:: Source data
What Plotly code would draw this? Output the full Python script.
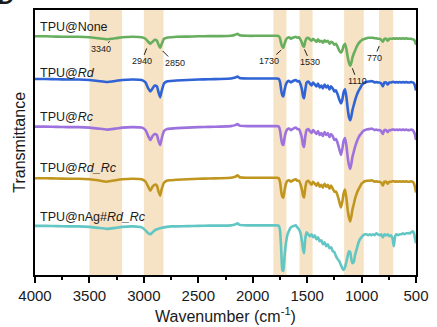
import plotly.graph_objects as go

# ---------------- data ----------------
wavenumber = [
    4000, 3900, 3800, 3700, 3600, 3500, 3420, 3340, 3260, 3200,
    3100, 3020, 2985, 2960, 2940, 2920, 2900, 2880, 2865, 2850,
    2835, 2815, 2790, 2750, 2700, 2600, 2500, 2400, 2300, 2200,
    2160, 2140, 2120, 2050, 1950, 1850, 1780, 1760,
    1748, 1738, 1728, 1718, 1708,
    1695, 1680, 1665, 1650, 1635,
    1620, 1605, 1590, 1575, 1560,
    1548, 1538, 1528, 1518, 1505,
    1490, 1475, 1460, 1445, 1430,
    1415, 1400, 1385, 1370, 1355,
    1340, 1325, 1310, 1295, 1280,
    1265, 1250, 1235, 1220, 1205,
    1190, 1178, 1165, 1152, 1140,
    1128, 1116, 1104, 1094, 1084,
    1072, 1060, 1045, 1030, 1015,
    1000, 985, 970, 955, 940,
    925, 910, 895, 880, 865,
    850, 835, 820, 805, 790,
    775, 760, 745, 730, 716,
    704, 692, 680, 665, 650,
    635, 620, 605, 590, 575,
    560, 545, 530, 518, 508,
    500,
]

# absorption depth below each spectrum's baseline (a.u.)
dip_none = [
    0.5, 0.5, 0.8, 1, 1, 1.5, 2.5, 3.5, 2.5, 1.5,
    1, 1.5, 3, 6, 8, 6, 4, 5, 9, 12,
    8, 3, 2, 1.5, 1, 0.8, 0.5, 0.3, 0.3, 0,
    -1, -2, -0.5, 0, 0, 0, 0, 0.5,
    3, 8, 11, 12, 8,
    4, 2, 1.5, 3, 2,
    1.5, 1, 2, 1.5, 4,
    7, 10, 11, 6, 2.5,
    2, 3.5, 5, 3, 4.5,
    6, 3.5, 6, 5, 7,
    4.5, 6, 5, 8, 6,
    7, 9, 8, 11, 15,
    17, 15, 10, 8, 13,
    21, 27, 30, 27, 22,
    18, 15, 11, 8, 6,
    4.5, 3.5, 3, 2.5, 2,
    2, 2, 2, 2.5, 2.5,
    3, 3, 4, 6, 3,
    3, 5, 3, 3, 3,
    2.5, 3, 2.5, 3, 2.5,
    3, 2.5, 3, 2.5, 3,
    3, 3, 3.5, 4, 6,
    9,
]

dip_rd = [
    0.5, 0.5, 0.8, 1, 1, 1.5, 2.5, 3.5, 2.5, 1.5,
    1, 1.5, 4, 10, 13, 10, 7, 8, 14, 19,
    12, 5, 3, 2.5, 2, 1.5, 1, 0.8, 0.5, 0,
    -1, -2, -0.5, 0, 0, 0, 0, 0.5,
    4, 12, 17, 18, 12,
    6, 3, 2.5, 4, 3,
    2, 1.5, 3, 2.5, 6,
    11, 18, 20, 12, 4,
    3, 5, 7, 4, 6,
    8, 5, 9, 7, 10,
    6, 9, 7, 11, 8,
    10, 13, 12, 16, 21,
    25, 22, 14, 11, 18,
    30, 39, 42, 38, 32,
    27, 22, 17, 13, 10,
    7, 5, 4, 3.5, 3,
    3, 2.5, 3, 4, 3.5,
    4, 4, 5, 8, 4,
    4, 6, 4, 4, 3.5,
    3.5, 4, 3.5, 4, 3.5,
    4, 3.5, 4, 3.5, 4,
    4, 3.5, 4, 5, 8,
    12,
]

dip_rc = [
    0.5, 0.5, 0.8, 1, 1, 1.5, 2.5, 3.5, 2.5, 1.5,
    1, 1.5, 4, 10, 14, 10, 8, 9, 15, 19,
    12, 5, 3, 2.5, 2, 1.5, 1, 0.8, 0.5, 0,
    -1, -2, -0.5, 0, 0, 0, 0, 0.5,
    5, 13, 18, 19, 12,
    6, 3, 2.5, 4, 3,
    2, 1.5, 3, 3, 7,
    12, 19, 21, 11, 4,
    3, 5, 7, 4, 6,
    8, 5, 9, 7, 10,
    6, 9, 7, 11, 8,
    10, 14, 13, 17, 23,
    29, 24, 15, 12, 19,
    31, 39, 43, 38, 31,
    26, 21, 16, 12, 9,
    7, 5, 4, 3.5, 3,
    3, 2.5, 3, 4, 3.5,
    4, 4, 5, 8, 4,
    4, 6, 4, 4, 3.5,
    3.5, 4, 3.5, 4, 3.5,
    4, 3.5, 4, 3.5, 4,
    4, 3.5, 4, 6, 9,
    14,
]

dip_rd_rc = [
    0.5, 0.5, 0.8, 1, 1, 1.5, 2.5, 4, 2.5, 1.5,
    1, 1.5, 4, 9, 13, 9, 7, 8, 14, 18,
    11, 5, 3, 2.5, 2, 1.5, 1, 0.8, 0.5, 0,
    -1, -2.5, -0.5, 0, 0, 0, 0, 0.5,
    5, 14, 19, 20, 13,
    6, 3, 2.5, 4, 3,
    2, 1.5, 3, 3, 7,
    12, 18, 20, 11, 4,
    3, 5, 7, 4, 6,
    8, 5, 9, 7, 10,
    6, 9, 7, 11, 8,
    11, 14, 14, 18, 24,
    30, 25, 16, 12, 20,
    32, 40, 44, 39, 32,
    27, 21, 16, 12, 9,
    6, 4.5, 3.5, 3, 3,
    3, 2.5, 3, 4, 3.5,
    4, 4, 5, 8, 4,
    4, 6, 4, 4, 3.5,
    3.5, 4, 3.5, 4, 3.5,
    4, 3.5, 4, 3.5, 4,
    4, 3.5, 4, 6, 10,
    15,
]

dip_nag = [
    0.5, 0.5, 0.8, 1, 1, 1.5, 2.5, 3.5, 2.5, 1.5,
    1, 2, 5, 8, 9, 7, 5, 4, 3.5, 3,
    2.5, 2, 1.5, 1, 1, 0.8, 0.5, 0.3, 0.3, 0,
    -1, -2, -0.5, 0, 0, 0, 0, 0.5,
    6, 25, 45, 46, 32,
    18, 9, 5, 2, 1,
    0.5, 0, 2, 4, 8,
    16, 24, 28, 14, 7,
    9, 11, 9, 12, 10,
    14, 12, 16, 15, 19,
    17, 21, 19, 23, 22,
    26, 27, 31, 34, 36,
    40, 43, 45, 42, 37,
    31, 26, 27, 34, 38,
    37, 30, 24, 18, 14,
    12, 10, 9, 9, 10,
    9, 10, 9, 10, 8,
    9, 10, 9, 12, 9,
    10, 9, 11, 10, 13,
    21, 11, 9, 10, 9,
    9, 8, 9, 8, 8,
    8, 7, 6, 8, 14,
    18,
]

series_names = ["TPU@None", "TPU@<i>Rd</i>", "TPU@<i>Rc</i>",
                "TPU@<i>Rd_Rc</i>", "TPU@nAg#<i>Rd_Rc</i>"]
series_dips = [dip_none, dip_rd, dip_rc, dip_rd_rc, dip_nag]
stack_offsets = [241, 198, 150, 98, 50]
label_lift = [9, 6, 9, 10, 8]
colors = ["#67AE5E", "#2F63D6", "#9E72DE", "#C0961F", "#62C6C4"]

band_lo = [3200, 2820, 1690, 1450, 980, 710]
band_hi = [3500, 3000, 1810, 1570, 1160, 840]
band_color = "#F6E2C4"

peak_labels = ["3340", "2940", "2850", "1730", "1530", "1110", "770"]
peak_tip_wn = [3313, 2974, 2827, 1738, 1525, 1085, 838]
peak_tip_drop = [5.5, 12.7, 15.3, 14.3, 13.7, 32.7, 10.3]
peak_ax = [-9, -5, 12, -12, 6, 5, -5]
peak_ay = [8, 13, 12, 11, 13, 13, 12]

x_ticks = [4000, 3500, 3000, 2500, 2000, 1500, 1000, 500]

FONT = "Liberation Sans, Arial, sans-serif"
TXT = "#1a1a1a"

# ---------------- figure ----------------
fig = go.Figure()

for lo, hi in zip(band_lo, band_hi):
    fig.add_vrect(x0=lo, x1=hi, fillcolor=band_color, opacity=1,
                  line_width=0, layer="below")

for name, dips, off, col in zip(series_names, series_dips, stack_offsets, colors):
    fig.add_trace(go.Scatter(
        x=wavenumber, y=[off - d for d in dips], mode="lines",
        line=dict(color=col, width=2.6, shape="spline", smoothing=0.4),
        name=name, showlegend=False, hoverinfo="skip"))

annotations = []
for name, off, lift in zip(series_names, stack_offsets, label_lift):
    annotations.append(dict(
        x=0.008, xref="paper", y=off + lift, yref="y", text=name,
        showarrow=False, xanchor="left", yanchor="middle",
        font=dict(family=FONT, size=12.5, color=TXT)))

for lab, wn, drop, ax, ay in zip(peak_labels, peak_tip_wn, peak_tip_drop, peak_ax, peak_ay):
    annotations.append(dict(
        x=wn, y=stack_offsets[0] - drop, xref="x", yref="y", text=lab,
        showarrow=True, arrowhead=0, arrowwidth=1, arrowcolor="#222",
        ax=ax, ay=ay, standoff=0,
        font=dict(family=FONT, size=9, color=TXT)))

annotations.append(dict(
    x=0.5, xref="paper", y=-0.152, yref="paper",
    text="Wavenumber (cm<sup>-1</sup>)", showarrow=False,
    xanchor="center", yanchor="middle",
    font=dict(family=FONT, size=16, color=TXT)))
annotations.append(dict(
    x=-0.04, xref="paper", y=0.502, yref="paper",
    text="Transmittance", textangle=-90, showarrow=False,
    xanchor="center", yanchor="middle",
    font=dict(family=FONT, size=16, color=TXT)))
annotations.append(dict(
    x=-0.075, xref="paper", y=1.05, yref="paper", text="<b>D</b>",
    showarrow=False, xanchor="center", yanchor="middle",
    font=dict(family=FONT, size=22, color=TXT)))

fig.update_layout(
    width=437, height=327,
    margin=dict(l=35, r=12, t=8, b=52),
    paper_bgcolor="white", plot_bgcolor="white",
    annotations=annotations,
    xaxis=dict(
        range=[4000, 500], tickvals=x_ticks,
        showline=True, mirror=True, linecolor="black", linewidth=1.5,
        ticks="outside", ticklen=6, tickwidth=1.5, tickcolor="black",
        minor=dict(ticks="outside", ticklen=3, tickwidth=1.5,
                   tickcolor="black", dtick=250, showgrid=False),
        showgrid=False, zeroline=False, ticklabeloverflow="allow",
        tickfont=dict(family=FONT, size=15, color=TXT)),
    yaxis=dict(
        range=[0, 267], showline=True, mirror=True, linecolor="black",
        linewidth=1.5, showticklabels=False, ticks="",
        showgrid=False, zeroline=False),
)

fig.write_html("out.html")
::::
:: Source data
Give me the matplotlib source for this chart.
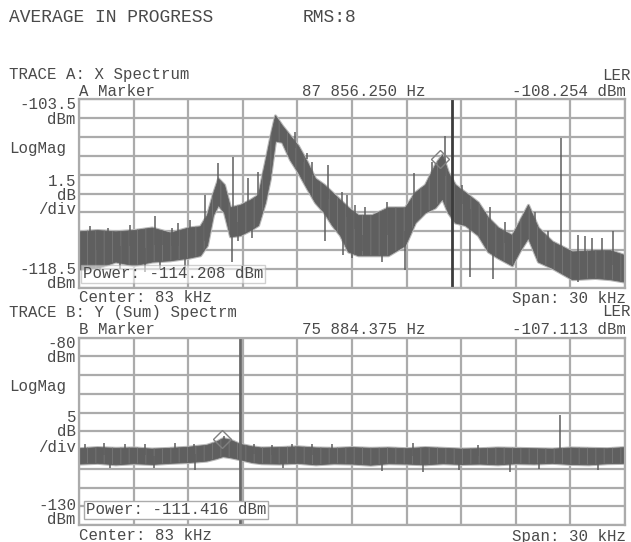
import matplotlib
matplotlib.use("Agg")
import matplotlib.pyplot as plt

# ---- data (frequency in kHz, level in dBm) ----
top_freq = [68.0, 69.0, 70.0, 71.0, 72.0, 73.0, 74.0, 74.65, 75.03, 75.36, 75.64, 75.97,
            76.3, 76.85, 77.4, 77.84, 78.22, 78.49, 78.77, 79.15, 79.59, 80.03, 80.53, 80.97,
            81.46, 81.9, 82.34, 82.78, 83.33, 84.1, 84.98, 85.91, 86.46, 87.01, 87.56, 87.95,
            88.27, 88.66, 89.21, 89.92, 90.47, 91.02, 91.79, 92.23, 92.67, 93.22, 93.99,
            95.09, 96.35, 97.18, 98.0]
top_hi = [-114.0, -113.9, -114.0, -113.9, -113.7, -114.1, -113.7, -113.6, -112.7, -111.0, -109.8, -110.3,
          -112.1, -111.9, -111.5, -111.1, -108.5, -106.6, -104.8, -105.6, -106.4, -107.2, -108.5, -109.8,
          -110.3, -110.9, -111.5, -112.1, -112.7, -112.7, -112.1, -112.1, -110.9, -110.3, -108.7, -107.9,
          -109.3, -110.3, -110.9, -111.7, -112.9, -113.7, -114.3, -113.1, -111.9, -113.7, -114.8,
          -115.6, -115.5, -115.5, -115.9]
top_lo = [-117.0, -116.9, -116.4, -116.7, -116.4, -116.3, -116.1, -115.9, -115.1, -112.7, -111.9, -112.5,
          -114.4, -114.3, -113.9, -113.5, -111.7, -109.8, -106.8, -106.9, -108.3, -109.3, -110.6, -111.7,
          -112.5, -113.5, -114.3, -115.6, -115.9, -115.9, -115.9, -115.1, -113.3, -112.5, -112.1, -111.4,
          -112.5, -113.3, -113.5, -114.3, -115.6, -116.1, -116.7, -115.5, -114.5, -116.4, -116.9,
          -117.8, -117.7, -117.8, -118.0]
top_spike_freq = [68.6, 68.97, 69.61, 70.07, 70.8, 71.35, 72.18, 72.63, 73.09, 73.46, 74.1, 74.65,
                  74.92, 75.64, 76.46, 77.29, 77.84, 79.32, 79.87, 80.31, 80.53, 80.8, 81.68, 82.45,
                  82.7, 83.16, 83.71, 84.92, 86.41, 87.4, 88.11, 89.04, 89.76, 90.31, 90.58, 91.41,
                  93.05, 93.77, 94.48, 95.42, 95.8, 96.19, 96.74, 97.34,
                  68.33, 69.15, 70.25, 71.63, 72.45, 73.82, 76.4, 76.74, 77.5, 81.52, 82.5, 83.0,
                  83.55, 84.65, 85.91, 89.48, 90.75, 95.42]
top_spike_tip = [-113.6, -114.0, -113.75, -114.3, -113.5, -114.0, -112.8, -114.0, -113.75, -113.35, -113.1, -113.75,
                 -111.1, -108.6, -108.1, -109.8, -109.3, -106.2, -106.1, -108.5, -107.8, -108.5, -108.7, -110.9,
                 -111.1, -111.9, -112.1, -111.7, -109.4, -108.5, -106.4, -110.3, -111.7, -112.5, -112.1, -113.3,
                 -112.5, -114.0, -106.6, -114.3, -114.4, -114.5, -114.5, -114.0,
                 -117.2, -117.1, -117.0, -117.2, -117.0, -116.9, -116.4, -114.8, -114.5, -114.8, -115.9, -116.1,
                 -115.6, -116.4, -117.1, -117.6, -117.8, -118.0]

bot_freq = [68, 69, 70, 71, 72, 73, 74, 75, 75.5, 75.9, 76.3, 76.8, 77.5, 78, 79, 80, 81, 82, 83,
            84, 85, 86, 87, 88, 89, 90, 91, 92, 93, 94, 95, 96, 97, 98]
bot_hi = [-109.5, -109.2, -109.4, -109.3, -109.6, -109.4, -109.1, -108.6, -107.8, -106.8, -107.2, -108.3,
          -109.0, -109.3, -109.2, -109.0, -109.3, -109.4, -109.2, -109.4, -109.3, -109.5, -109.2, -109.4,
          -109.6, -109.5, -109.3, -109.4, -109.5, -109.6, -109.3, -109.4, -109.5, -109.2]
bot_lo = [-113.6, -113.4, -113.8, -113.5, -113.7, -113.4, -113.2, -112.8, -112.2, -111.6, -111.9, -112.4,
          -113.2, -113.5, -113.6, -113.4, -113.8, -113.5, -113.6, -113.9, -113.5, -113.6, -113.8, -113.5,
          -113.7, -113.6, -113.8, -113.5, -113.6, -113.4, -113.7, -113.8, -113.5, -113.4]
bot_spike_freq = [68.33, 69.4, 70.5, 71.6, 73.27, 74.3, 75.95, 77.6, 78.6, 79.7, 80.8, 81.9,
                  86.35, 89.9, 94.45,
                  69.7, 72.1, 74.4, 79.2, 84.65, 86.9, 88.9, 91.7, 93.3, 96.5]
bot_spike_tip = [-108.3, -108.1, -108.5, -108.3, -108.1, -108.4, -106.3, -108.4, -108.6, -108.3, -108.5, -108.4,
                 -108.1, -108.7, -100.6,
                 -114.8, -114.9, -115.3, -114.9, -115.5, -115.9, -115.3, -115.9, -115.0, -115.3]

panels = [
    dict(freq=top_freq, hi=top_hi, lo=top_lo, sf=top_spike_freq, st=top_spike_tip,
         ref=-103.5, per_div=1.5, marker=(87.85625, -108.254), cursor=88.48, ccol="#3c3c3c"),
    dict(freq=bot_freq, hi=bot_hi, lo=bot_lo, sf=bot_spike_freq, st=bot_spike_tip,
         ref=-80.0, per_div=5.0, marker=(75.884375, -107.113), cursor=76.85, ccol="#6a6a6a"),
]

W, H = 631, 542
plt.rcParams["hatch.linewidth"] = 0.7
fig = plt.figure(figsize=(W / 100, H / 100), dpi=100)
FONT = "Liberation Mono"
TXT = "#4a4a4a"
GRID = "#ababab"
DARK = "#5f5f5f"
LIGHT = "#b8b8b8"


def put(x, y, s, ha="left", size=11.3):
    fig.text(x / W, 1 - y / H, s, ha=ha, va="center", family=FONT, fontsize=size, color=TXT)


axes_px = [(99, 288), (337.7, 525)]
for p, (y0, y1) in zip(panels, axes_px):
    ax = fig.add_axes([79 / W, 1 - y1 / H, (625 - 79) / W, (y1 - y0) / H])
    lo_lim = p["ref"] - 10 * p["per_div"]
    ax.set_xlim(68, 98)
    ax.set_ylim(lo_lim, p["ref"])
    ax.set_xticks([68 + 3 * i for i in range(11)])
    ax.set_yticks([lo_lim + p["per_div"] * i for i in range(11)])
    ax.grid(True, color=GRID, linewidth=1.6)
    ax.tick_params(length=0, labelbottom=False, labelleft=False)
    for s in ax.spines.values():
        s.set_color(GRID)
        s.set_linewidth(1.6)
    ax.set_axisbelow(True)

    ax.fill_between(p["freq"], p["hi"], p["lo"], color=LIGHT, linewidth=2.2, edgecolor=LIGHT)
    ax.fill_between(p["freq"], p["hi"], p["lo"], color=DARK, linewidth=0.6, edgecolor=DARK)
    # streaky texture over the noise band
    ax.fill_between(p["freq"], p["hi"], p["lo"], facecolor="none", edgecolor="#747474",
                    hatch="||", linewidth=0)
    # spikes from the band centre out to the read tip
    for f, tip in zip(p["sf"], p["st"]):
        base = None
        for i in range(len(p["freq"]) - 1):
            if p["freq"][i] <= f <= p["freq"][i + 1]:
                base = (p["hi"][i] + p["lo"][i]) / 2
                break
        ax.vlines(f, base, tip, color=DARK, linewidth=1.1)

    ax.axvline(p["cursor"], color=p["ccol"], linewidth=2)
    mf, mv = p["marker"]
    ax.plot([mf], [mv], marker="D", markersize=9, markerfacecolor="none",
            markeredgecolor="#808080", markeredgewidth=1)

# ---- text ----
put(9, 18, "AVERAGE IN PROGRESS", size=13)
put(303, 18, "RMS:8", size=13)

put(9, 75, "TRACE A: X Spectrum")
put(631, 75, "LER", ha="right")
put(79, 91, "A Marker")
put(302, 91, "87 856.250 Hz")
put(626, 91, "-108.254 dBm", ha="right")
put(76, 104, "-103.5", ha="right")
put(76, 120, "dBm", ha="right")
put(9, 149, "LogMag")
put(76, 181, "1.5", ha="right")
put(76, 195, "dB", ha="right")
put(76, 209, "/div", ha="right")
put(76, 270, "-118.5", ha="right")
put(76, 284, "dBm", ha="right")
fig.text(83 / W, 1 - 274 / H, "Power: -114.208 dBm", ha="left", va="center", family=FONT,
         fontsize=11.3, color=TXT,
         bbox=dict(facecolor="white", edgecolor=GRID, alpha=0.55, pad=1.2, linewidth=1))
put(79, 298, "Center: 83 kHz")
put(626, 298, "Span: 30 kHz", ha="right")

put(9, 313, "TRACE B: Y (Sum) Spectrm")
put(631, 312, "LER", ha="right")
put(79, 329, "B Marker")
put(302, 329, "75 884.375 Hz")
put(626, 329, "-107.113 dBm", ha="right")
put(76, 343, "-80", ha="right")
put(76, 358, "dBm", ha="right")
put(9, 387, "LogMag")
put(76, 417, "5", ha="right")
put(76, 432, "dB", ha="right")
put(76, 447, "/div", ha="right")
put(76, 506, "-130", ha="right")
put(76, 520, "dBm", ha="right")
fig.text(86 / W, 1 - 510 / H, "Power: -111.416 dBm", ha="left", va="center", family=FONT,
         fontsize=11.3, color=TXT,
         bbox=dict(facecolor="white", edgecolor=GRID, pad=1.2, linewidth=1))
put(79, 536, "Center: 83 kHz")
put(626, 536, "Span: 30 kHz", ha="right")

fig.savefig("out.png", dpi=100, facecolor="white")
::::
Written problem: Report how many lines of the data contain the word "this", using the number alone.

Task output: 2